What needs to be done. Using the data below, copy every line that contains the word "chart".

= = =

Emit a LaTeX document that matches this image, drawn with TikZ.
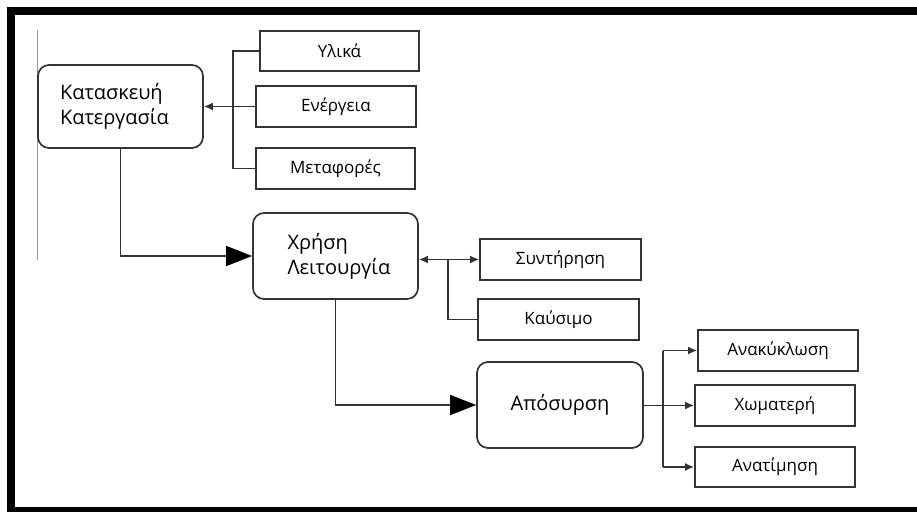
\documentclass[tikz,border=0pt]{standalone}
\usepackage{fontspec}
\setmainfont{Open Sans}
\usetikzlibrary{arrows.meta}
\definecolor{ln}{HTML}{333333}
\tikzset{
  mainbox/.style={draw=ln, line width=1.7pt, rounded corners=11pt, minimum width=#1, minimum height=86pt, font=\fontsize{20}{25}\selectfont},
  smallbox/.style={draw=ln, line width=1.7pt, minimum width=160pt, minimum height=41pt, font=\fontsize{17}{20}\selectfont},
  conn/.style={draw=ln, line width=1.6pt},
  sarr/.style={conn, -{Latex[length=9pt,width=8pt]}},
  barr/.style={conn, -{Triangle[length=26pt,width=20pt,fill=black,color=black]}},
}
\begin{document}
\begin{tikzpicture}[x=1pt,y=-1pt]
\useasboundingbox (0,0) rectangle (917,512);
% frame
\fill[black] (7,7) rectangle (917,15);
\fill[black] (7,7) rectangle (15,512);
\fill[black] (7,507) rectangle (917,512);
% gray vertical line
\coordinate (g1) at (37,30);
\coordinate (g2) at (37,260);
\draw[gray!80, line width=1pt] (g1) -- (g2);

% main boxes
\node[mainbox=165pt, minimum height=83pt, text width=121pt, inner xsep=0pt, align=left] (kat) at (120.5,106.5) {Κατασκευή\\Κατεργασία};
\node[mainbox=165pt, minimum height=86pt] (xrisi) at (335.5,256) {};
\node[font=\fontsize{20}{25}\selectfont, align=left, anchor=west] (xrisitxt) at (284,256) {Χρήση\\Λειτουργία};
\node[mainbox=166pt, minimum height=86pt] (apos) at (560,405) {Απόσυρση};

% small boxes
\node[smallbox, minimum width=159pt, minimum height=40pt] (yl) at (339.5,51) {Υλικά};
\node[smallbox] (en) at (336,106.5) {Ενέργεια};
\node[smallbox, minimum width=159pt] (met) at (335.5,168.5) {Μεταφορές};
\node[smallbox, minimum width=161pt] (syn) at (560.5,259.5) {Συντήρηση};
\node[smallbox, minimum width=161pt] (kaf) at (558.5,319.5) {Καύσιμο};
\node[smallbox] (ana) at (778,350.5) {Ανακύκλωση};
\node[smallbox] (xom) at (775,405.5) {Χωματερή};
\node[smallbox, minimum height=40pt] (anat) at (775,467) {Ανατίμηση};

% connectors: top group
\coordinate (b1) at (233,51);
\draw[conn] (yl.west) -- (b1) |- (met.west);
\draw[sarr] (en.west) -- (kat.east |- en.west);

% kat -> xrisi
\draw[barr] (kat.south) |- (xrisi.west);

% xrisi group
\coordinate (b2) at (448,259.5);
\draw[conn, {Latex[length=9pt,width=8pt]}-{Latex[length=9pt,width=8pt]}] (xrisi.east |- syn.west) -- (syn.west);
\draw[conn] (kaf.west) -| (b2);

% xrisi -> apos
\draw[barr] (xrisi.south) |- (apos.west);

% apos group
\coordinate (b3) at (663,405.5);
\draw[sarr] (apos.east |- xom.west) -- (xom.west);
\draw[conn] (b3 |- ana.west) -- (b3 |- anat.west);
\draw[sarr] (b3 |- ana.west) -- (ana.west);
\draw[sarr] (b3 |- anat.west) -- (anat.west);
\end{tikzpicture}
\end{document}
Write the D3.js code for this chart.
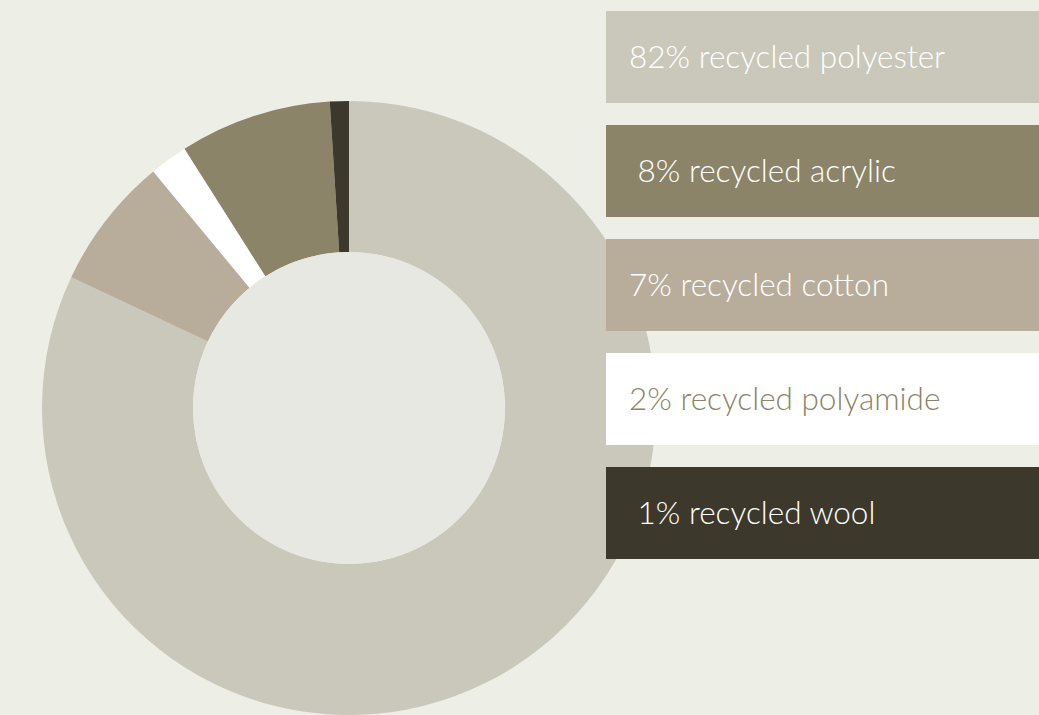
<!DOCTYPE html>
<html>
<head>
<meta charset="utf-8">
<script src="https://cdn.jsdelivr.net/npm/d3@7"></script>
<style>
  html, body { margin: 0; padding: 0; background: #edeee5; }
  svg { display: block; }
  text { font-family: Lato, "Noto Sans", sans-serif; font-weight: 300; white-space: pre; }
</style>
</head>
<body>
<svg id="chart" width="1039" height="715"></svg>
<script>
// Fibre composition (percent of total)
const materials = ["recycled polyester", "recycled cotton", "recycled polyamide", "recycled acrylic", "recycled wool"];
const shares = [82, 7, 2, 8, 1];
const sliceColors = ["#c9c8bb", "#b8ad9a", "#ffffff", "#8b8468", "#3c382c"];

// Legend entries, listed top to bottom
const legendLabels = ["82% recycled polyester", " 8% recycled acrylic", "7% recycled cotton", "2% recycled polyamide", " 1% recycled wool"];
const legendFills = ["#c9c8bb", "#8b8468", "#b8ad9a", "#ffffff", "#3c382c"];
const legendText = ["#ffffff", "#ffffff", "#ffffff", "#8b8468", "#ffffff"];

const svg = d3.select("#chart");
const W = 1039, H = 715;
svg.append("rect").attr("width", W).attr("height", H).attr("fill", "#edeee5");

const cx = 349, cy = 408, outerR = 307, innerR = 156;

const pie = d3.pie().sort(null).value(d => d.v);
const arcs = pie(shares.map((v, i) => ({ v, name: materials[i], color: sliceColors[i] })));
const arc = d3.arc().innerRadius(innerR).outerRadius(outerR);

const donut = svg.append("g").attr("transform", `translate(${cx},${cy})`);
donut.selectAll("path.slice")
  .data(arcs)
  .join("path")
  .attr("class", "slice")
  .attr("d", arc)
  .attr("fill", d => d.data.color);

// centre disc
donut.append("circle").attr("r", innerR).attr("fill", "#e8e8e2");

// Legend panels on the right: 92px tall, 114px apart
const step = 114, gap = 22;
const boxY = d3.scaleBand()
  .domain(d3.range(legendLabels.length))
  .range([11, 11 + step * legendLabels.length - gap])
  .paddingInner(gap / step)
  .paddingOuter(0);

const legend = svg.append("g");
const rows = legend.selectAll("g.row")
  .data(legendLabels)
  .join("g")
  .attr("class", "row")
  .attr("transform", (d, i) => `translate(606,${boxY(i)})`);

rows.append("rect")
  .attr("width", W - 606)
  .attr("height", boxY.bandwidth())
  .attr("fill", (d, i) => legendFills[i]);

rows.append("text")
  .attr("x", 23)
  .attr("y", boxY.bandwidth() / 2)
  .attr("dy", "0.36em")
  .attr("font-size", 31.5)
  .attr("fill", (d, i) => legendText[i])
  .text(d => d);
</script>
</body>
</html>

= = =

Task result.
Write the D3.js code for this chart.
<svg id="chart" width="1039" height="715"></svg>
const svg = d3.select("#chart");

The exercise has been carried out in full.